The core of this contribution is a new, backend-agnostic parameter sharding framework and the necessary distributed communication primitives for the PyTorch backend.
Key Changes
PyTorch Distributed Backend
A new distributed_backend.py module has been added for the PyTorch backend.
It implements essential collective communication operations (all_reduce, all_gather, broadcast, scatter) using the torch.distributed package.
Provides helper functions for gradient computation (compute_gradients) and device management, aligning its interface with other Keras backends.
Parameter Sharding Framework
Introduces a powerful parameter sharding API under keras/src/distribution/tensor_parallel/.

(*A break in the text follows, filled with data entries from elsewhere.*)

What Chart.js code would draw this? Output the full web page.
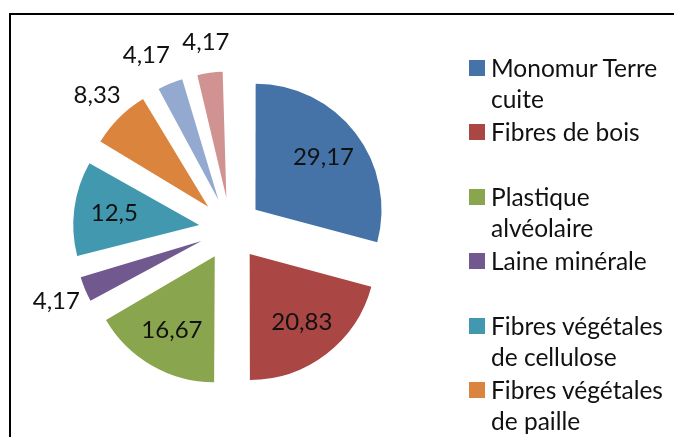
<!DOCTYPE html>
<html>
<head>
<meta charset="utf-8">
<script src="https://cdn.jsdelivr.net/npm/chart.js@4"></script>
<style>
  html, body { margin: 0; padding: 0; background: #fff; }
  #wrap { position: relative; width: 674px; height: 437px; overflow: hidden; font-family: Lato, sans-serif; }
  #frame { position: absolute; left: 9px; top: 13px; width: 720px; height: 520px; border: 2px solid #000; }
  #chart { position: absolute; left: 0; top: 0; }
  .item { position: absolute; left: 469px; width: 205px; font-size: 24.5px; line-height: 31px; color: #111; }
  .item .sw { position: absolute; left: 0; top: 8px; width: 16px; height: 16px; }
  .item .tx { margin-left: 22px; width: 183px; }
</style>
</head>
<body>
<div id="wrap">
  <div id="frame"></div>
  <canvas id="chart" width="674" height="437"></canvas>
  <div id="legend"></div>
</div>
<script>
// Materials share (%)
const categories = [
    'Monomur Terre cuite',
    'Fibres de bois',
    'Plastique alvéolaire',
    'Laine minérale',
    'Fibres végétales de cellulose',
    'Fibres végétales de paille',
    'Fibres végétales de chanvre',
    'Laine de mouton'
];
const values = [29.17, 20.83, 16.67, 4.17, 12.5, 8.33, 4.17, 4.17];
const colors = ['#4572A7', '#AA4643', '#89A54E', '#71588F', '#4198AF', '#DB843D', '#93A9CF', '#D19392'];

function fmt(v) {
    return String(v).replace('.', ',');
}

// chart.js grows thin exploded slices by part of the offset; undo that so all slices share one radius
const sameRadius = {
    id: 'sameRadius',
    beforeDatasetsDraw(chart) {
        const meta = chart.getDatasetMeta(0);
        const R = meta.controller.outerRadius;
        meta.data.forEach(function (arc) {
            const off = (arc.options.offset || 0) / 4;
            const fix = 1 - Math.sin(Math.min(Math.PI, arc.circumference));
            arc.outerRadius = R - off * fix;
        });
    }
};

// value labels: inside the big slices, outside the small ones
const valueLabels = {
    id: 'valueLabels',
    afterDatasetsDraw(chart) {
        const ctx = chart.ctx;
        const meta = chart.getDatasetMeta(0);
        const R = meta.controller.outerRadius;
        ctx.save();
        ctx.font = '24px Lato, sans-serif';
        ctx.fillStyle = '#111';
        ctx.textAlign = 'center';
        ctx.textBaseline = 'middle';
        const placed = [];
        // go backwards so crowded labels get pushed away from the later ones
        for (let i = meta.data.length - 1; i >= 0; i--) {
            const arc = meta.data[i];
            const p = arc.getProps(['x', 'y', 'startAngle', 'endAngle'], true);
            const a = (p.startAngle + p.endAngle) / 2;
            const off = (arc.options.offset || 0) / 4; // chart.js moves a slice by a quarter of the offset
            const outside = values[i] < 10;
            const d = outside ? off + R + 31 : off + R * 0.68;
            const text = fmt(values[i]);
            const w = ctx.measureText(text).width;
            let x = p.x + Math.cos(a) * d;
            const y = p.y + Math.sin(a) * d;
            if (outside) {
                const dir = Math.cos(a) < 0 ? -1 : 1;
                let moved = true;
                while (moved) {
                    moved = false;
                    placed.forEach(function (b) {
                        if (Math.abs(b.y - y) < 24 && Math.abs(b.x - x) < (b.w + w) / 2 + 12) {
                            x += dir * 2;
                            moved = true;
                        }
                    });
                }
                placed.push({ x: x, y: y, w: w });
            }
            ctx.fillText(text, x, y);
        }
        ctx.restore();
    }
};

new Chart(document.getElementById('chart'), {
    type: 'pie',
    data: {
        labels: categories,
        datasets: [{
            data: values,
            backgroundColor: colors,
            borderWidth: 0,
            offset: 126
        }]
    },
    options: {
        responsive: false,
        animation: false,
        radius: 126,
        layout: { padding: { left: 0, right: 213, top: 21, bottom: 0 } },
        plugins: {
            legend: { display: false },
            tooltip: { enabled: false }
        }
    },
    plugins: [sameRadius, valueLabels]
});

// legend on the right, evenly spaced like the original
const legend = document.getElementById('legend');
categories.forEach(function (name, i) {
    const el = document.createElement('div');
    el.className = 'item';
    el.style.top = (52 + i * 64.4) + 'px';
    el.innerHTML = '<div class="sw" style="background:' + colors[i] + '"></div><div class="tx">' + name + '</div>';
    legend.appendChild(el);
});
</script>
</body>
</html>
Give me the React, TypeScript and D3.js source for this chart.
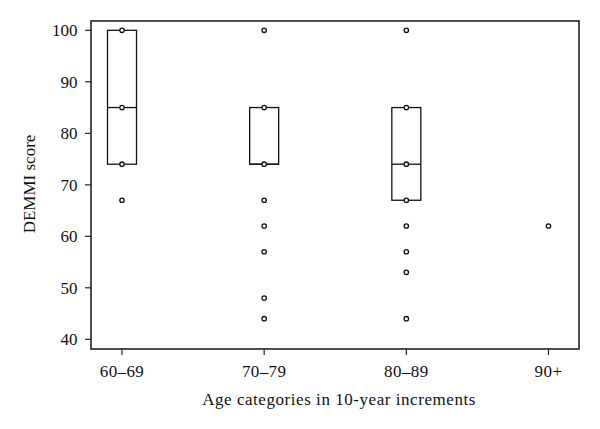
import React from "react";
import * as d3 from "d3";

const categories = ["60–69", "70–79", "80–89", "90+"];
// box stats: [q1, median, q3] per category (null = no box)
const boxQ1: (number | null)[] = [74, 74, 67, null];
const boxMedian: (number | null)[] = [85, 74, 74, null];
const boxQ3: (number | null)[] = [100, 85, 85, null];
const points: number[][] = [
  [100, 85, 74, 67],
  [100, 85, 74, 67, 62, 57, 48, 44],
  [100, 85, 74, 67, 62, 57, 53, 44],
  [62],
];
const yTicks = [40, 50, 60, 70, 80, 90, 100];

const W = 600, H = 429;
const left = 91, right = 579, top = 21, bottom = 349;
const font = "'Liberation Serif', 'DejaVu Serif', serif";

export default function App() {
  const x = d3.scalePoint<string>().domain(categories).range([122, 548.5]);
  const y = d3.scaleLinear().domain([40, 100]).range([339.3, 30.3]);
  const boxW = 29;
  return (
    <svg width={W} height={H} style={{ position: "absolute", left: 0, top: 0, background: "#fff" }}>
      <rect x={left} y={top} width={right - left} height={bottom - top} fill="none" stroke="#222" strokeWidth={1.6} />
      {yTicks.map((t) => (
        <g key={t}>
          <line x1={left - 6} x2={left} y1={y(t)} y2={y(t)} stroke="#222" strokeWidth={1.2} />
          <text x={77.5} y={y(t)} dy="0.35em" textAnchor="end" fontFamily={font} fontSize={17} fill="#111">{t}</text>
        </g>
      ))}
      {categories.map((c) => (
        <g key={c}>
          <line x1={x(c)!} x2={x(c)!} y1={bottom} y2={bottom + 6} stroke="#222" strokeWidth={1.2} />
          <text x={x(c)!} y={377} textAnchor="middle" fontFamily={font} fontSize={17} letterSpacing={0.4} fill="#111">{c}</text>
        </g>
      ))}
      {categories.map((c, i) => {
        const q1 = boxQ1[i], q3 = boxQ3[i], m = boxMedian[i];
        if (q1 == null || q3 == null || m == null) return null;
        const cx = x(c)!;
        return (
          <g key={"b" + c}>
            <rect x={cx - boxW / 2} y={y(q3)} width={boxW} height={y(q1) - y(q3)} fill="none" stroke="#111" strokeWidth={1.3} />
            <line x1={cx - boxW / 2} x2={cx + boxW / 2} y1={y(m)} y2={y(m)} stroke="#111" strokeWidth={1.3} />
          </g>
        );
      })}
      {categories.map((c, i) =>
        points[i].map((v, j) => (
          <circle key={c + j} cx={x(c)!} cy={y(v)} r={2.2} fill="#fff" stroke="#111" strokeWidth={1.3} />
        ))
      )}
      <text x={339} y={405} textAnchor="middle" fontFamily={font} fontSize={17} letterSpacing={0.55} fill="#111">
        Age categories in 10-year increments
      </text>
      <text transform={`translate(35,184) rotate(-90)`} textAnchor="middle" fontFamily={font} fontSize={17} fill="#111">
        DEMMI score
      </text>
    </svg>
  );
}
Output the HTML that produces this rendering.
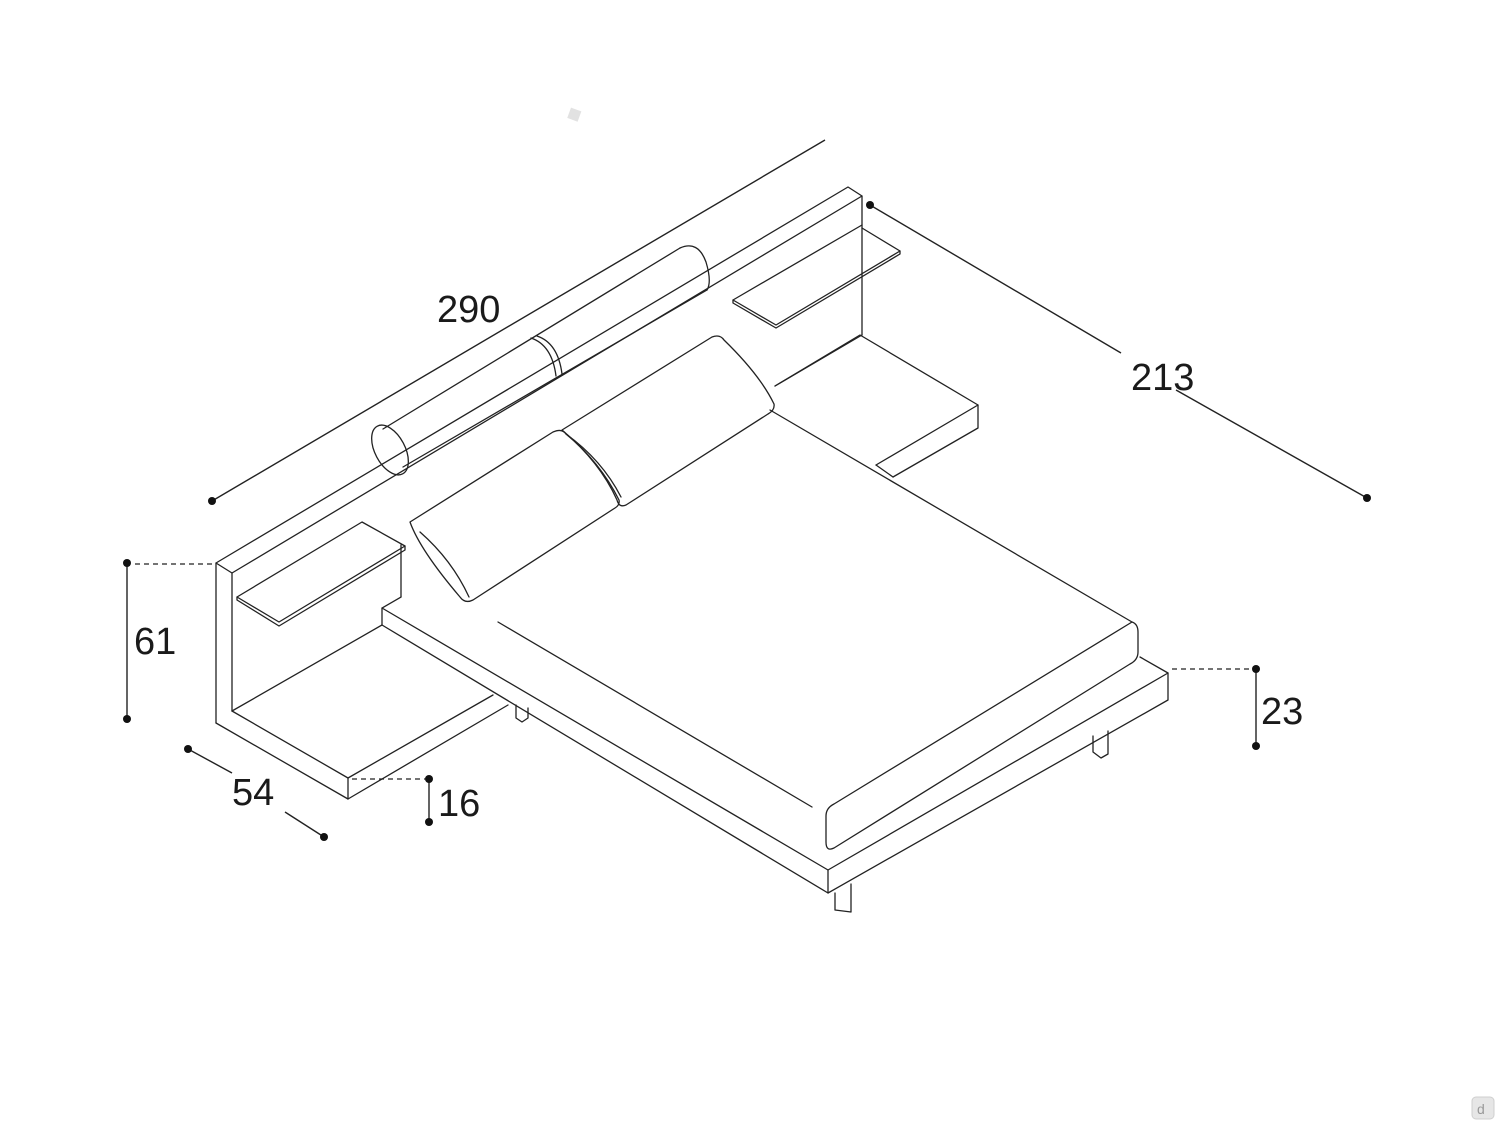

ParameterShardingStrategy: A new class that manages the logic for splitting model weights based on user-defined rules specified in a ConfigKeras object.
ShardedWeight: A wrapper class for sharded keras.Variable objects, allowing them to be seamlessly integrated into the model.
make_parameter_sharded_model: A factory function that takes a standard Keras model and returns a sharded version, automatically handling the weight splitting and model wrapping. The wrapped ParameterShardedModel injects communication ops (e.g., all-reduce) into the forward pass to ensure correct computations.